TASK DIRECTIONS: Count how many lines of the material below have the word "that" and give only the number.

[begin INPUT ROWS]

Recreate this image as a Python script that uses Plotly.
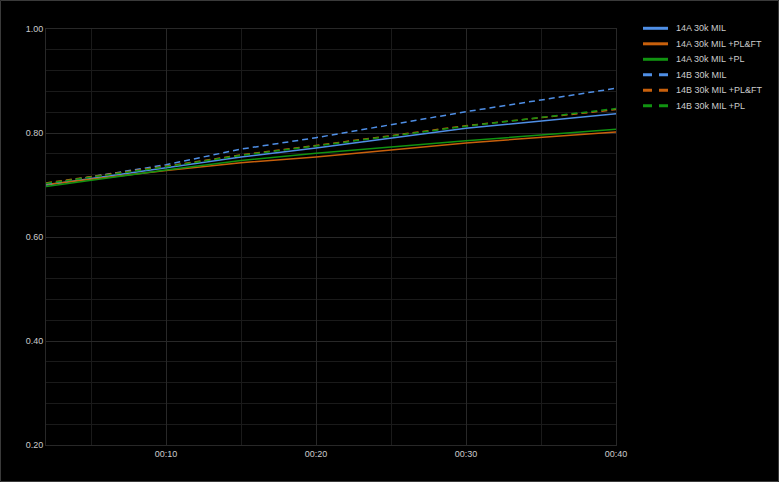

[end INPUT ROWS]
[begin INPUT ROWS]

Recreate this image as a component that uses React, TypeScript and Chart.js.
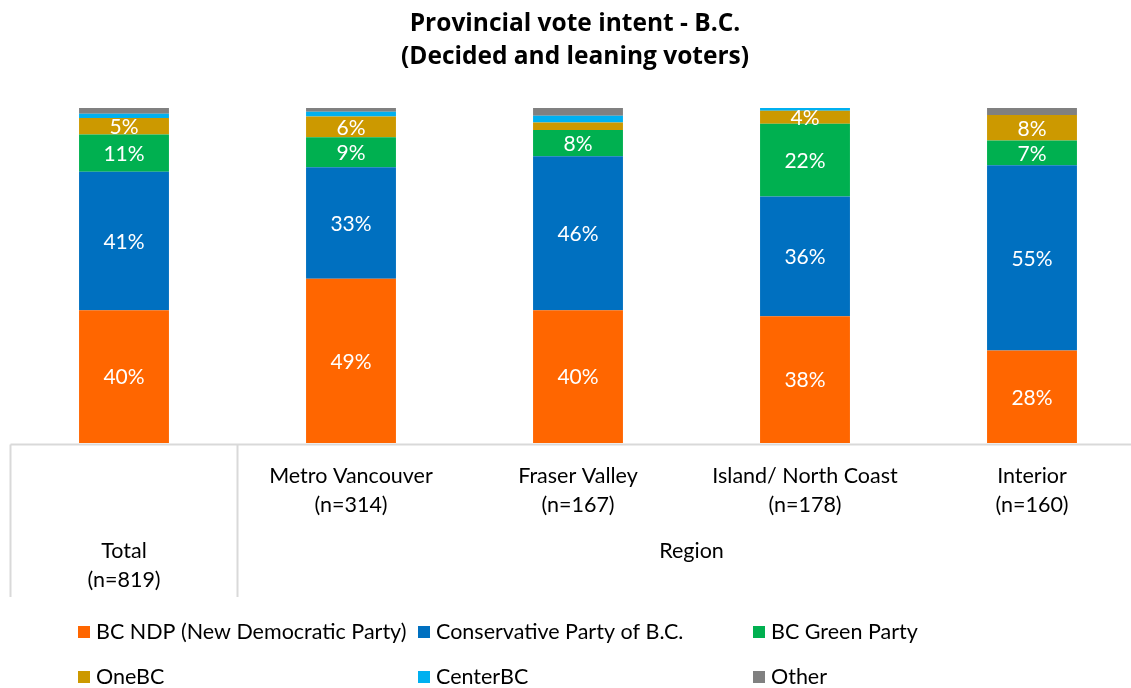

[end INPUT ROWS]
[begin INPUT ROWS]

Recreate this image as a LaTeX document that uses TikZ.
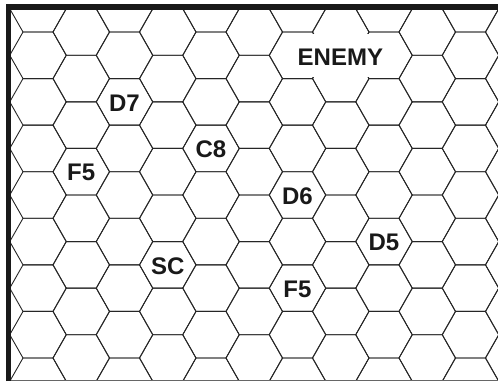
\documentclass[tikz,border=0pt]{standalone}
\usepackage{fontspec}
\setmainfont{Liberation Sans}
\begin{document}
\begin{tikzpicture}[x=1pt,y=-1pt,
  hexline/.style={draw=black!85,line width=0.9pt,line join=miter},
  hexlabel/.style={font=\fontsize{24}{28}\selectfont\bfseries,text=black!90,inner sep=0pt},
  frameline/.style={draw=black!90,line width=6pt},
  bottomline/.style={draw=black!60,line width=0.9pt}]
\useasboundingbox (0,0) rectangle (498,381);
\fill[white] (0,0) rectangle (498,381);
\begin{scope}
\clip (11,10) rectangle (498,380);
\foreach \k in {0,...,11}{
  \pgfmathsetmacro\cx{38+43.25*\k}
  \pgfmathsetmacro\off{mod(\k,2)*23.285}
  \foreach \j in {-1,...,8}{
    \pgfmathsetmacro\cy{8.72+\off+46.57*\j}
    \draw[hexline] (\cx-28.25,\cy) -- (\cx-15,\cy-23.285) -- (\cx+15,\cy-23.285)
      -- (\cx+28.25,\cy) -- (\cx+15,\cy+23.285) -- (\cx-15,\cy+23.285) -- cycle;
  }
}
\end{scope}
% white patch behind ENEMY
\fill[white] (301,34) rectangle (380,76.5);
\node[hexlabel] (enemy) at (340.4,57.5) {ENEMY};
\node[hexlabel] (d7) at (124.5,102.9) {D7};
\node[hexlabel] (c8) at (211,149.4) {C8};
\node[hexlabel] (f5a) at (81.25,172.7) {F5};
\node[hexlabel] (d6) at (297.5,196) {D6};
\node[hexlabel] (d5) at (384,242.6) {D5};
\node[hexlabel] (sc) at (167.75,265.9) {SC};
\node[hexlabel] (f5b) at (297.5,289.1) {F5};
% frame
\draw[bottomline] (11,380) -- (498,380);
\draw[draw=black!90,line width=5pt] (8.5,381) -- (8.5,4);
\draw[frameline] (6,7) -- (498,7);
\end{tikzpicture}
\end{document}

[end INPUT ROWS]

FULL OUTPUT: 3